TO DO:
Write out the material again exactly, please, and omit the pictures.

GIVEN DATA:
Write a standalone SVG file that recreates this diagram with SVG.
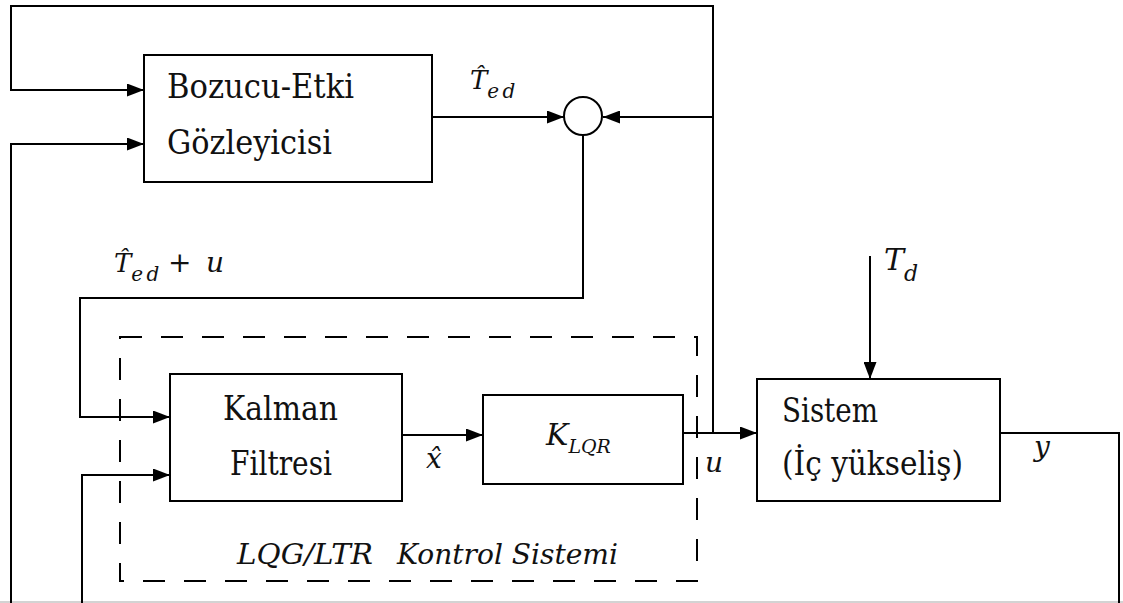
<svg xmlns="http://www.w3.org/2000/svg" width="1123" height="603" viewBox="0 0 1123 603">
<style>
.box{fill:#fff;stroke:#000;stroke-width:2}
.ln{fill:none;stroke:#000;stroke-width:2}
.dash{fill:none;stroke:#000;stroke-width:2;stroke-dasharray:22 19}
.t{font-family:"DejaVu Serif","Liberation Serif",serif;font-size:33px;fill:#111}
.m{font-family:"DejaVu Serif","Liberation Serif",serif;font-style:italic;fill:#111}
</style>
<defs>
<marker id="ah" markerUnits="userSpaceOnUse" markerWidth="17" markerHeight="13" refX="17" refY="6.5" orient="auto">
<path d="M0,0 L17,6.5 L0,13 z" fill="#000"/>
</marker>
</defs>
<rect width="1123" height="603" fill="#fff"/>
<line x1="0" y1="602" x2="1123" y2="602" stroke="#c4c4c4" stroke-width="1.5"/>
<g id="lqg-frame">
<rect class="dash" x="120" y="337" width="577" height="244"/>
<text class="m" font-size="27" x="237" y="564" textLength="136" lengthAdjust="spacingAndGlyphs">LQG/LTR</text>
<text class="m" font-size="27" x="397" y="564" textLength="221" lengthAdjust="spacingAndGlyphs">Kontrol Sistemi</text>
</g>
<g id="connectors">
<path class="ln" d="M713,433 V6 H11 V90 H144" marker-end="url(#ah)"/>
<path class="ln" d="M713,117 H603" marker-end="url(#ah)"/>
<path class="ln" d="M432,117 H564" marker-end="url(#ah)"/>
<path class="ln" d="M583,135 V298 H80 V417 H170" marker-end="url(#ah)"/>
<path class="ln" d="M402,435 H483" marker-end="url(#ah)"/>
<path class="ln" d="M683,433 H757" marker-end="url(#ah)"/>
<path class="ln" d="M870,256 V379" marker-end="url(#ah)"/>
<path class="ln" d="M1000,433 H1119 V603"/>
<path class="ln" d="M82,603 V475 H170" marker-end="url(#ah)"/>
<path class="ln" d="M11,603 V144 H144" marker-end="url(#ah)"/>
</g>
<g id="bozucu">
<rect class="box" x="144" y="55" width="288" height="127"/>
<text class="t" x="167" y="98" textLength="187" lengthAdjust="spacingAndGlyphs">Bozucu-Etki</text>
<text class="t" x="167" y="154" textLength="165" lengthAdjust="spacingAndGlyphs">Gözleyicisi</text>
</g>
<g id="sum">
<circle cx="583" cy="116" r="19" fill="#fff" stroke="#000" stroke-width="2"/>
</g>
<g id="kalman">
<rect class="box" x="170" y="374" width="232" height="127"/>
<text class="t" x="223" y="420" textLength="115" lengthAdjust="spacingAndGlyphs">Kalman</text>
<text class="t" x="230" y="475" textLength="102" lengthAdjust="spacingAndGlyphs">Filtresi</text>
</g>
<g id="klqr">
<rect class="box" x="483" y="395" width="200" height="89"/>
<text class="m" font-size="30" x="546" y="445">K<tspan font-size="19" dy="8">LQR</tspan></text>
</g>
<g id="sistem">
<rect class="box" x="757" y="379" width="243" height="122"/>
<text class="t" x="782" y="422" textLength="96" lengthAdjust="spacingAndGlyphs">Sistem</text>
<text class="t" x="782" y="475" textLength="181" lengthAdjust="spacingAndGlyphs">(İç yükseliş)</text>
</g>
<g id="labels">
<text class="m" font-size="26" x="470" y="89">T̂<tspan font-size="20" dy="9" textLength="28" lengthAdjust="spacing">ed</tspan></text>
<text class="m" font-size="26" x="114" y="272">T̂<tspan font-size="20" dy="9" textLength="28" lengthAdjust="spacing">ed</tspan><tspan x="168" dy="-9" font-style="normal" font-size="28">+</tspan><tspan x="206" font-size="28">u</tspan></text>
<text class="m" font-size="28" x="426" y="468" font-style="normal">x̂</text>
<text class="m" font-size="28" x="705" y="472">u</text>
<text class="m" font-size="30" x="884" y="270">T<tspan font-size="22" dy="11">d</tspan></text>
<text class="m" font-size="28" x="1034" y="456">y</text>
</g>
</svg>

EXERCISE RESULT:
Write a standalone SVG file that recreates this diagram with SVG.
<svg xmlns="http://www.w3.org/2000/svg" width="1123" height="603" viewBox="0 0 1123 603">
<style>
.box{fill:#fff;stroke:#000;stroke-width:2}
.ln{fill:none;stroke:#000;stroke-width:2}
.dash{fill:none;stroke:#000;stroke-width:2;stroke-dasharray:22 19}
.t{font-family:"DejaVu Serif","Liberation Serif",serif;font-size:33px;fill:#111}
.m{font-family:"DejaVu Serif","Liberation Serif",serif;font-style:italic;fill:#111}
</style>
<defs>
<marker id="ah" markerUnits="userSpaceOnUse" markerWidth="17" markerHeight="13" refX="17" refY="6.5" orient="auto">
<path d="M0,0 L17,6.5 L0,13 z" fill="#000"/>
</marker>
</defs>
<rect width="1123" height="603" fill="#fff"/>
<line x1="0" y1="602" x2="1123" y2="602" stroke="#c4c4c4" stroke-width="1.5"/>
<g id="lqg-frame">
<rect class="dash" x="120" y="337" width="577" height="244"/>
<text class="m" font-size="27" x="237" y="564" textLength="136" lengthAdjust="spacingAndGlyphs">LQG/LTR</text>
<text class="m" font-size="27" x="397" y="564" textLength="221" lengthAdjust="spacingAndGlyphs">Kontrol Sistemi</text>
</g>
<g id="connectors">
<path class="ln" d="M713,433 V6 H11 V90 H144" marker-end="url(#ah)"/>
<path class="ln" d="M713,117 H603" marker-end="url(#ah)"/>
<path class="ln" d="M432,117 H564" marker-end="url(#ah)"/>
<path class="ln" d="M583,135 V298 H80 V417 H170" marker-end="url(#ah)"/>
<path class="ln" d="M402,435 H483" marker-end="url(#ah)"/>
<path class="ln" d="M683,433 H757" marker-end="url(#ah)"/>
<path class="ln" d="M870,256 V379" marker-end="url(#ah)"/>
<path class="ln" d="M1000,433 H1119 V603"/>
<path class="ln" d="M82,603 V475 H170" marker-end="url(#ah)"/>
<path class="ln" d="M11,603 V144 H144" marker-end="url(#ah)"/>
</g>
<g id="bozucu">
<rect class="box" x="144" y="55" width="288" height="127"/>
<text class="t" x="167" y="98" textLength="187" lengthAdjust="spacingAndGlyphs">Bozucu-Etki</text>
<text class="t" x="167" y="154" textLength="165" lengthAdjust="spacingAndGlyphs">Gözleyicisi</text>
</g>
<g id="sum">
<circle cx="583" cy="116" r="19" fill="#fff" stroke="#000" stroke-width="2"/>
</g>
<g id="kalman">
<rect class="box" x="170" y="374" width="232" height="127"/>
<text class="t" x="223" y="420" textLength="115" lengthAdjust="spacingAndGlyphs">Kalman</text>
<text class="t" x="230" y="475" textLength="102" lengthAdjust="spacingAndGlyphs">Filtresi</text>
</g>
<g id="klqr">
<rect class="box" x="483" y="395" width="200" height="89"/>
<text class="m" font-size="30" x="546" y="445">K<tspan font-size="19" dy="8">LQR</tspan></text>
</g>
<g id="sistem">
<rect class="box" x="757" y="379" width="243" height="122"/>
<text class="t" x="782" y="422" textLength="96" lengthAdjust="spacingAndGlyphs">Sistem</text>
<text class="t" x="782" y="475" textLength="181" lengthAdjust="spacingAndGlyphs">(İç yükseliş)</text>
</g>
<g id="labels">
<text class="m" font-size="26" x="470" y="89">T̂<tspan font-size="20" dy="9" textLength="28" lengthAdjust="spacing">ed</tspan></text>
<text class="m" font-size="26" x="114" y="272">T̂<tspan font-size="20" dy="9" textLength="28" lengthAdjust="spacing">ed</tspan><tspan x="168" dy="-9" font-style="normal" font-size="28">+</tspan><tspan x="206" font-size="28">u</tspan></text>
<text class="m" font-size="28" x="426" y="468" font-style="normal">x̂</text>
<text class="m" font-size="28" x="705" y="472">u</text>
<text class="m" font-size="30" x="884" y="270">T<tspan font-size="22" dy="11">d</tspan></text>
<text class="m" font-size="28" x="1034" y="456">y</text>
</g>
</svg>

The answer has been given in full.